● Dataset extract
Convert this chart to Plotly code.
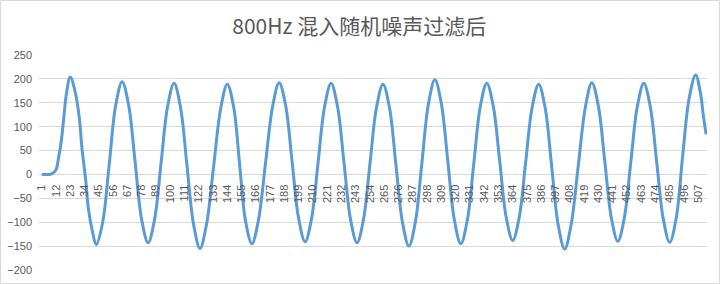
import plotly.graph_objects as go

# Sample index (x) and filtered amplitude (y)
sample_idx = [1, 4, 7, 9, 12, 14, 16, 18, 20, 23,
              27, 30, 32, 35, 37, 40, 43,
              48, 53, 58, 63,
              68, 73, 78, 83,
              88, 93, 98, 103,
              108, 113, 118, 123,
              128, 133.5, 139, 144,
              149, 153.5, 158, 163,
              168, 173.5, 179, 184,
              189, 194, 199, 204,
              209, 214, 219, 224,
              229, 234, 239, 244,
              249, 254, 259, 264,
              269, 274, 279, 284,
              289, 294, 299, 304,
              309, 314, 319, 324,
              329, 334, 339, 344,
              349, 354, 359, 364,
              369, 374, 379, 384,
              389, 394, 399, 404,
              409, 414.5, 420, 425,
              430, 435, 440, 445,
              450, 455, 460, 465,
              470, 475, 480, 485,
              490, 495, 500, 505,
              508.5, 511, 513]
amplitude = [0, 0, 0, 2, 10, 35, 68, 118, 168, 204,
             170, 118, 56, -14, -72, -118, -147,
             -100, 20, 144, 194,
             145, 26, -94, -143,
             -94, 24, 142, 191,
             140, 18, -104, -155,
             -105, 17, 139, 189,
             140, 22, -96, -145,
             -96, 24, 143, 192,
             144, 26, -92, -141,
             -92, 25, 142, 191,
             142, 24, -94, -143,
             -94, 23, 140, 189,
             140, 20, -100, -150,
             -99, 24, 147, 198,
             148, 27, -95, -145,
             -96, 23, 142, 191,
             143, 27, -90, -138,
             -90, 26, 141, 189,
             139, 17, -105, -156,
             -105, 18, 141, 192,
             143, 26, -91, -140,
             -91, 26, 142, 191,
             142, 25, -93, -142,
             -91, 40, 160, 208,
             173, 121, 84]

# Category labels shown on the horizontal axis
x_tick_labels = [1, 12, 23, 34, 45, 56, 67, 78, 89, 100, 111, 122, 133, 144,
                 155, 166, 177, 188, 199, 210, 221, 232, 243, 254, 265, 276,
                 287, 298, 309, 320, 331, 342, 353, 364, 375, 386, 397, 408,
                 419, 430, 441, 452, 463, 474, 485, 496, 507]
y_tick_values = [-200, -150, -100, -50, 0, 50, 100, 150, 200, 250]

title_text = "800Hz 混入随机噪声过滤后"

W, H = 720, 284
ML, MR, MT, MB = 39, 13, 55, 14
PW, PH = W - ML - MR, H - MT - MB

y_min, y_max = -200, 250

fig = go.Figure()
fig.add_trace(go.Scatter(
    x=sample_idx, y=amplitude, mode="lines",
    line=dict(color="#5B9BD5", width=3, shape="spline", smoothing=1),
    hoverinfo="skip", showlegend=False,
))

tick_font = dict(family="Liberation Sans, Arial, sans-serif", size=11, color="#595959")

fig.update_layout(
    width=W, height=H,
    margin=dict(l=ML, r=MR, t=MT, b=MB, pad=0, autoexpand=False),
    paper_bgcolor="white", plot_bgcolor="white",
    title=dict(text=title_text, x=0.499, xref="container", xanchor="center",
               y=1 - 27 / H, yref="container", yanchor="middle",
               font=dict(family="Noto Sans CJK SC, sans-serif", size=21, color="#595959")),
    xaxis=dict(
        type="linear", range=[-1.08, -1.08 + PW / 1.2976], automargin=False,
        tickmode="array", tickvals=x_tick_labels, ticktext=[str(v) for v in x_tick_labels],
        tickangle=-90, tickfont=tick_font, showgrid=False, zeroline=False,
        showline=False, ticks="", anchor="free",
        position=(0 - y_min) / (y_max - y_min), ticklabelstandoff=7,
    ),
    yaxis=dict(
        range=[y_min, y_max], tickmode="array", tickvals=y_tick_values, automargin=False,
        tickfont=tick_font, showgrid=True, gridcolor="#D9D9D9", gridwidth=1,
        zeroline=False, showline=False, ticks="", ticklabelstandoff=6,
    ),
    shapes=[dict(type="rect", xref="paper", yref="paper",
                 x0=(-ML + 0.5) / PW, x1=1 + (MR - 0.5) / PW,
                 y0=(-MB + 0.5) / PH, y1=1 + (MT - 0.5) / PH,
                 line=dict(color="#D9D9D9", width=1), layer="below")],
)

fig.write_html("out.html")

● Given problem
Copy out all of the data word for word. Do not carry over any picture.

● Answer to this task
Convert this chart to Plotly code.
import plotly.graph_objects as go

# Sample index (x) and filtered amplitude (y)
sample_idx = [1, 4, 7, 9, 12, 14, 16, 18, 20, 23,
              27, 30, 32, 35, 37, 40, 43,
              48, 53, 58, 63,
              68, 73, 78, 83,
              88, 93, 98, 103,
              108, 113, 118, 123,
              128, 133.5, 139, 144,
              149, 153.5, 158, 163,
              168, 173.5, 179, 184,
              189, 194, 199, 204,
              209, 214, 219, 224,
              229, 234, 239, 244,
              249, 254, 259, 264,
              269, 274, 279, 284,
              289, 294, 299, 304,
              309, 314, 319, 324,
              329, 334, 339, 344,
              349, 354, 359, 364,
              369, 374, 379, 384,
              389, 394, 399, 404,
              409, 414.5, 420, 425,
              430, 435, 440, 445,
              450, 455, 460, 465,
              470, 475, 480, 485,
              490, 495, 500, 505,
              508.5, 511, 513]
amplitude = [0, 0, 0, 2, 10, 35, 68, 118, 168, 204,
             170, 118, 56, -14, -72, -118, -147,
             -100, 20, 144, 194,
             145, 26, -94, -143,
             -94, 24, 142, 191,
             140, 18, -104, -155,
             -105, 17, 139, 189,
             140, 22, -96, -145,
             -96, 24, 143, 192,
             144, 26, -92, -141,
             -92, 25, 142, 191,
             142, 24, -94, -143,
             -94, 23, 140, 189,
             140, 20, -100, -150,
             -99, 24, 147, 198,
             148, 27, -95, -145,
             -96, 23, 142, 191,
             143, 27, -90, -138,
             -90, 26, 141, 189,
             139, 17, -105, -156,
             -105, 18, 141, 192,
             143, 26, -91, -140,
             -91, 26, 142, 191,
             142, 25, -93, -142,
             -91, 40, 160, 208,
             173, 121, 84]

# Category labels shown on the horizontal axis
x_tick_labels = [1, 12, 23, 34, 45, 56, 67, 78, 89, 100, 111, 122, 133, 144,
                 155, 166, 177, 188, 199, 210, 221, 232, 243, 254, 265, 276,
                 287, 298, 309, 320, 331, 342, 353, 364, 375, 386, 397, 408,
                 419, 430, 441, 452, 463, 474, 485, 496, 507]
y_tick_values = [-200, -150, -100, -50, 0, 50, 100, 150, 200, 250]

title_text = "800Hz 混入随机噪声过滤后"

W, H = 720, 284
ML, MR, MT, MB = 39, 13, 55, 14
PW, PH = W - ML - MR, H - MT - MB

y_min, y_max = -200, 250

fig = go.Figure()
fig.add_trace(go.Scatter(
    x=sample_idx, y=amplitude, mode="lines",
    line=dict(color="#5B9BD5", width=3, shape="spline", smoothing=1),
    hoverinfo="skip", showlegend=False,
))

tick_font = dict(family="Liberation Sans, Arial, sans-serif", size=11, color="#595959")

fig.update_layout(
    width=W, height=H,
    margin=dict(l=ML, r=MR, t=MT, b=MB, pad=0, autoexpand=False),
    paper_bgcolor="white", plot_bgcolor="white",
    title=dict(text=title_text, x=0.499, xref="container", xanchor="center",
               y=1 - 27 / H, yref="container", yanchor="middle",
               font=dict(family="Noto Sans CJK SC, sans-serif", size=21, color="#595959")),
    xaxis=dict(
        type="linear", range=[-1.08, -1.08 + PW / 1.2976], automargin=False,
        tickmode="array", tickvals=x_tick_labels, ticktext=[str(v) for v in x_tick_labels],
        tickangle=-90, tickfont=tick_font, showgrid=False, zeroline=False,
        showline=False, ticks="", anchor="free",
        position=(0 - y_min) / (y_max - y_min), ticklabelstandoff=7,
    ),
    yaxis=dict(
        range=[y_min, y_max], tickmode="array", tickvals=y_tick_values, automargin=False,
        tickfont=tick_font, showgrid=True, gridcolor="#D9D9D9", gridwidth=1,
        zeroline=False, showline=False, ticks="", ticklabelstandoff=6,
    ),
    shapes=[dict(type="rect", xref="paper", yref="paper",
                 x0=(-ML + 0.5) / PW, x1=1 + (MR - 0.5) / PW,
                 y0=(-MB + 0.5) / PH, y1=1 + (MT - 0.5) / PH,
                 line=dict(color="#D9D9D9", width=1), layer="below")],
)

fig.write_html("out.html")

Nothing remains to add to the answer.